The Prysm team has internally discussed Pectra Retro. Here is a summary of our thoughts
Key Learnings and Observations
- Underestimating complexity of EIP
EIPs can often appear simple at first glance, but their true complexity surfaces more during implementation (Example: **EIP-7549)**. This experience has taught us the importance of evaluating EIPs and client changes with greater care before making decisions on what to include. This also relates to formalizing specs earlier and having ready-testing infra would help avoid delays caused by misevaluation in spec interpretation.
- EIP prioritization did not address community need
Some EIPs accepted in Pectra, in hindsight, did not address the most urgent need today—scaling. Scaling-focused EIPs like PeerDAS should have taken priority over current Pectra EIPs. Every fork may want to have a north-star theme. Reflecting on Pectra, it’s clear how crucial it is to establish a strong and focused theme for each upgrade. Clear thematic goals will help prioritize features and reduce scope creep. Each fork should have a stable scope early in the cycle.
- More streamlined decision making process
Certain decisions during Pectra took longer than necessary. Relying solely on ACD calls slowed progress due to their weekly cadence. We should move towards more frequent, open discussions via breakout rooms and Discord async to keep all stakeholders informed. ACD calls should focus on final decision-making rather than being the primary discussion forum. Meanwhile, having a unified call structure for ACDE and ACDC would improve efficiency.
- Testing limitations
The primary bottleneck to shipping isn’t building—it’s testing. Multiple client implementation combos and limited testing entropies make finding critical consensus bugs late in the stage. EthPandaOps is simply legendary—there’s no other way to put it—but the reality is they can’t support the testing needs of 11 + more client teams. Kurtosis has proven to be a really useful tool for devnet testing. Greater investment in testing infrastructure within client teams is crucial. Early devnets and parallel streams for layer-specific upgrades could help reduce bottlenecks, allowing testing to happen earlier and more frequently.
- Sustaining client development while shipping new features
Balancing research ambitions with practical implementation limits is critical. Client teams not only develop new features but must also maintain code health. Having a known and more visible schedule - planning forks well in advance and locking down the N+1 fork scope when N ships can help reduce the burden on client teams.
Path Forward and Process Improvements
• Incorporate More Community Feedback
Client teams and community members should have stronger avenues for sharing input, with greater transparency in how decisions are made. Anyone that wants to participate in a certain topic can be informed but there exists a deadline, it’s on you if you miss the deadline and didn’t provide your input. Creating a structured dashboard for EIP reviews and feedback could improve the process compared to scattered forum threads. Based on this feedback, as a collective we can better weigh EIP priorities.
• Shift ACD Focus
Use ACD calls for final decisions while encouraging more efficient offline discussions and asynchronous reviews before calls. This will help avoid long presentations and in-depth technical debates during meetings.

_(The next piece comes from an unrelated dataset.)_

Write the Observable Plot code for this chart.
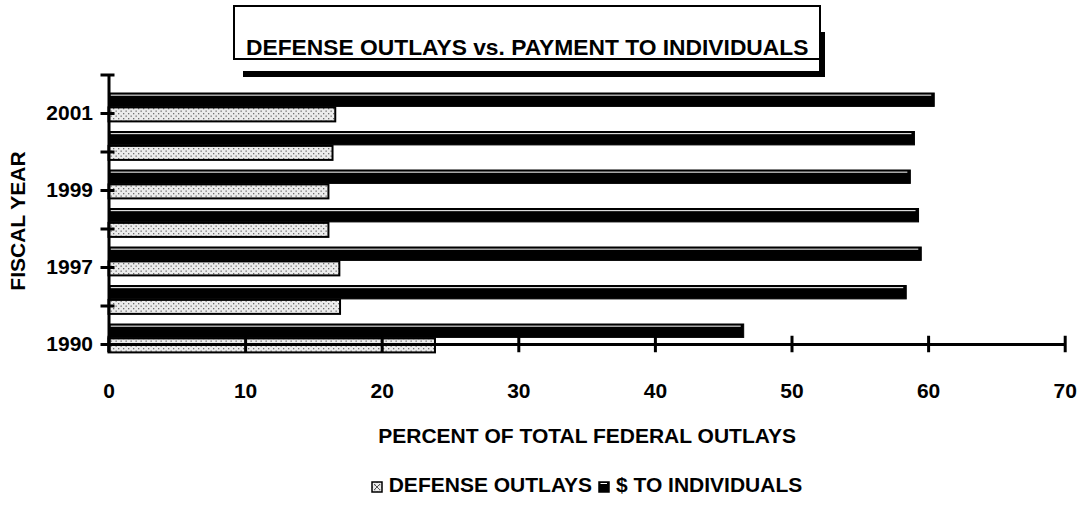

• Improve Testing Infrastructure
Prioritize expanding testing capacity and recruiting more qualified testers on individual client teams level to reduce bottlenecks. Define clear requirements for EIP inclusion, including passing necessary Hive tests and running interop tests with other clients.
• Smaller and More Frequent Forks
Target a cadence of one hard fork every six months, alternating large feature forks with smaller UX and quality-of-life improvements. This schedule would reduce social pressure on each fork and provide more time for testing complex features.
• Parallel Devnet Strategy
Start devnets for future forks earlier in the process. While testing one fork, begin preparing a rolling devnet for the next fork to explore and spec target EIPs early. This approach would minimize delays caused by late scope discussions.
• Emphasize EIP Champion Responsibility
EIP champions should take on greater responsibility for ensuring the readiness of their specifications with sufficient spec tests, coordinating with testing teams, and justifying how their proposals advance the roadmap or improve network security.